### WHAT THE EXERCISE ASKS
Find the word "document" in the records below. List each line containing it.
---
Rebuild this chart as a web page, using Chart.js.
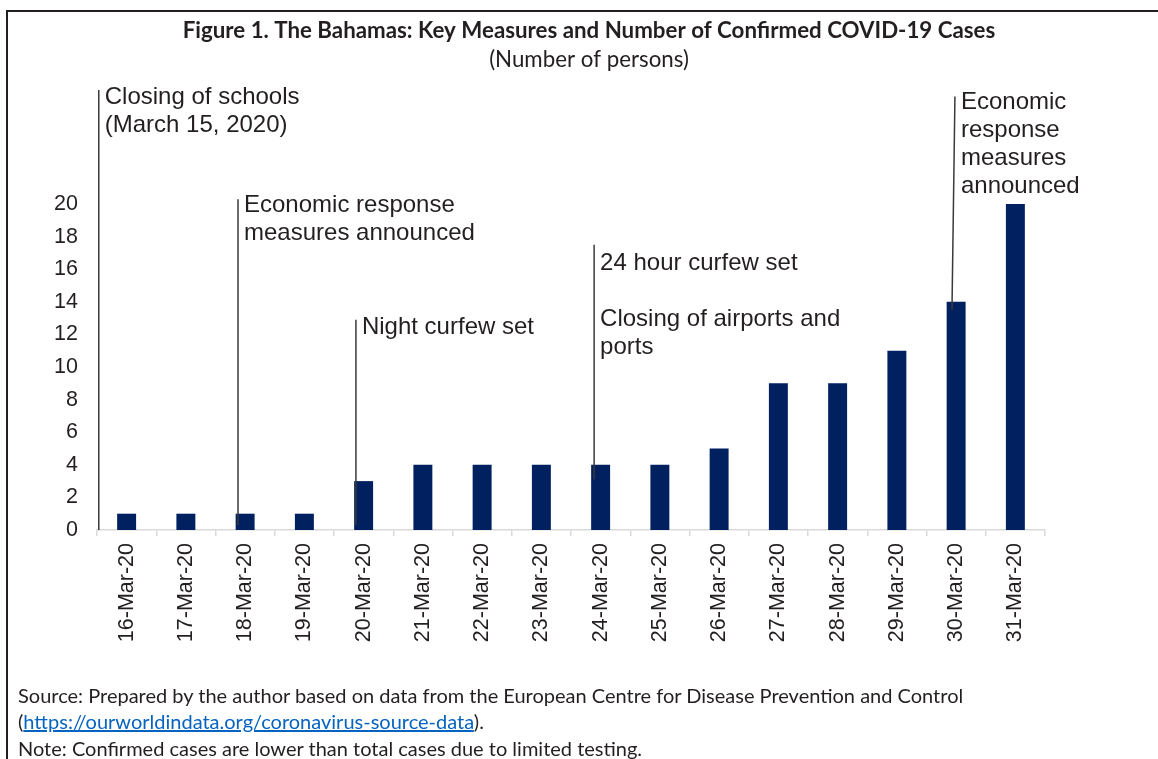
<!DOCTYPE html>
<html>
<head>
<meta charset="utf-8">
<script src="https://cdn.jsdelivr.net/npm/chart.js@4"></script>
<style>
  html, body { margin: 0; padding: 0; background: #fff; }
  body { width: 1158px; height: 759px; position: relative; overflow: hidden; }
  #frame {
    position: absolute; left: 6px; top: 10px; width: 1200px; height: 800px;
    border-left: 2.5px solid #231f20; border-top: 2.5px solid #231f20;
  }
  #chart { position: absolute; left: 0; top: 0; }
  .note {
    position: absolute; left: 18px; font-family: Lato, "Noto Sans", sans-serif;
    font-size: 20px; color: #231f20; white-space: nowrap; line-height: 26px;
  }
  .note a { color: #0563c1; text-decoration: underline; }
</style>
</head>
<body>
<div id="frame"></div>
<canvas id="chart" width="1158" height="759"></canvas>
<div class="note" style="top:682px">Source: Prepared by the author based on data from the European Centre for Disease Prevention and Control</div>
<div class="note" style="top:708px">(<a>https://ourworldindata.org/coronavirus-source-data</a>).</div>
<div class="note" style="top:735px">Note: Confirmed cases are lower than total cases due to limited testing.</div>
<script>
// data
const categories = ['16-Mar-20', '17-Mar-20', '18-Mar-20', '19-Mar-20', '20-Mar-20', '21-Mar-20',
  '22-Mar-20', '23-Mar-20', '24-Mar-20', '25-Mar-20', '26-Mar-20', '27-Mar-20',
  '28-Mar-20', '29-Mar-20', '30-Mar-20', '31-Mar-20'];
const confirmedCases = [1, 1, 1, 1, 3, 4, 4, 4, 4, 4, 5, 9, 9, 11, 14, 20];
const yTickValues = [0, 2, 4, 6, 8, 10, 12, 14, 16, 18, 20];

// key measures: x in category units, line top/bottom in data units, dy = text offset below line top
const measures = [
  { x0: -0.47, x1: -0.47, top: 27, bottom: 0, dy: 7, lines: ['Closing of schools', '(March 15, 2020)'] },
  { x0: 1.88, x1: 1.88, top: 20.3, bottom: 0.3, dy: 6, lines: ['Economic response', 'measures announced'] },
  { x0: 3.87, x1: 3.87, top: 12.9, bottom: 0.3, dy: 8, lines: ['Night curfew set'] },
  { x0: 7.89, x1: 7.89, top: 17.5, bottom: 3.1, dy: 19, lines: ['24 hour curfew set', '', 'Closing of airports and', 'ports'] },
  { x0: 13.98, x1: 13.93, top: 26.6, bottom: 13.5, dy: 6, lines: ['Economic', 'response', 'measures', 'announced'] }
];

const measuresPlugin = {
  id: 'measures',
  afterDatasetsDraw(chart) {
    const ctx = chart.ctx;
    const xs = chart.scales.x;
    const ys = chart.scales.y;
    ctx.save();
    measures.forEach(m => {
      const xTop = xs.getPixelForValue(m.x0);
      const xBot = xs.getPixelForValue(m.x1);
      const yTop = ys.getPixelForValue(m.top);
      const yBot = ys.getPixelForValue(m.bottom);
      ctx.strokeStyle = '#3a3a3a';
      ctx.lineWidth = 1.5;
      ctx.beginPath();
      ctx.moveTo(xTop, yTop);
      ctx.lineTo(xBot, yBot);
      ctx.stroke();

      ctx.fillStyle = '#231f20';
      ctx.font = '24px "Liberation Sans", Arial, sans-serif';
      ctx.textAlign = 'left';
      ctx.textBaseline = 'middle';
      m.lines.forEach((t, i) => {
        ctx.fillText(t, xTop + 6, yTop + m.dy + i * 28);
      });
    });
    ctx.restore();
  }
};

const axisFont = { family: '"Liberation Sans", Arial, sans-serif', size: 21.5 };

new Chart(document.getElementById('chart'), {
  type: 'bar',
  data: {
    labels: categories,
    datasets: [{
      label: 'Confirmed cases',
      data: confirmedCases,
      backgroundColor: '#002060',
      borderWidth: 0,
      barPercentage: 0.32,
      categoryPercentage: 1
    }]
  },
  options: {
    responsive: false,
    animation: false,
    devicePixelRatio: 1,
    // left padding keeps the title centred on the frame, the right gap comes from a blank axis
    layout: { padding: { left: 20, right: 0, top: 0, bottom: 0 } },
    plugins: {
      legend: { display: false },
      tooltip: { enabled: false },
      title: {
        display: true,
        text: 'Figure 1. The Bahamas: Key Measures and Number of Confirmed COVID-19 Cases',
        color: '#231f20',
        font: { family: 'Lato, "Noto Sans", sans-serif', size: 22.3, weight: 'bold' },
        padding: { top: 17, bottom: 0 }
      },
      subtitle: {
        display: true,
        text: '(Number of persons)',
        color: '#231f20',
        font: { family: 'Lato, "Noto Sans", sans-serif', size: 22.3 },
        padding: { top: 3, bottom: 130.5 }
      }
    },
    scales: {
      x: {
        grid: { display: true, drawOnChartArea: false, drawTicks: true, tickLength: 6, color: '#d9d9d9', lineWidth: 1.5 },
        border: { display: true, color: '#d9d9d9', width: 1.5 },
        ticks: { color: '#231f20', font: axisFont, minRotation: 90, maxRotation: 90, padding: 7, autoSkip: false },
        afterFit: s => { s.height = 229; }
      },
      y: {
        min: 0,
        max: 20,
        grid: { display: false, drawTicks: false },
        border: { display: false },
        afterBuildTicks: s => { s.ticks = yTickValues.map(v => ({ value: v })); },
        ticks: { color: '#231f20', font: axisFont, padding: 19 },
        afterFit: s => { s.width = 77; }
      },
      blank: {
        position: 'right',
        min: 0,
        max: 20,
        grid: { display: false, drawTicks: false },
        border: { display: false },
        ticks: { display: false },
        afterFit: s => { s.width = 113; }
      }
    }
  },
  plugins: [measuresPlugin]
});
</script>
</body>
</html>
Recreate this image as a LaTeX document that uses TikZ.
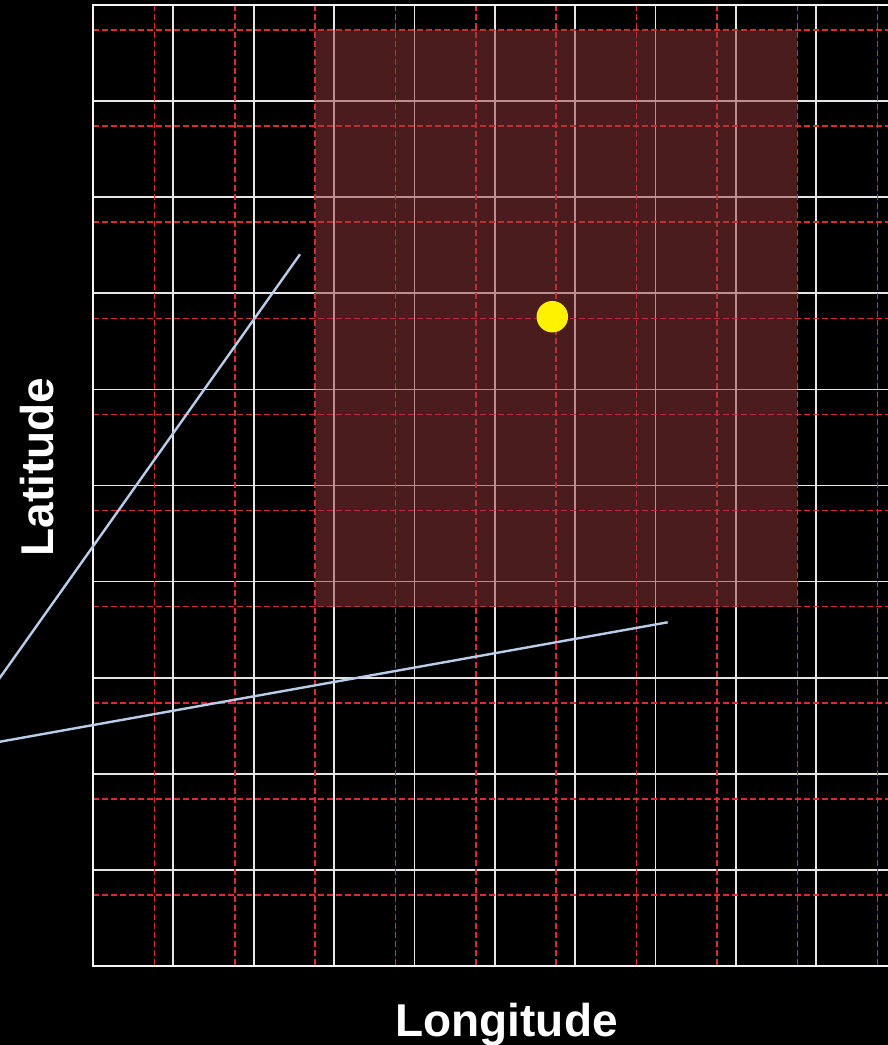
---
### RESULT FOR THIS EXERCISE
new Chart(document.getElementById('chart'), {
Recreate this image as a LaTeX document that uses TikZ.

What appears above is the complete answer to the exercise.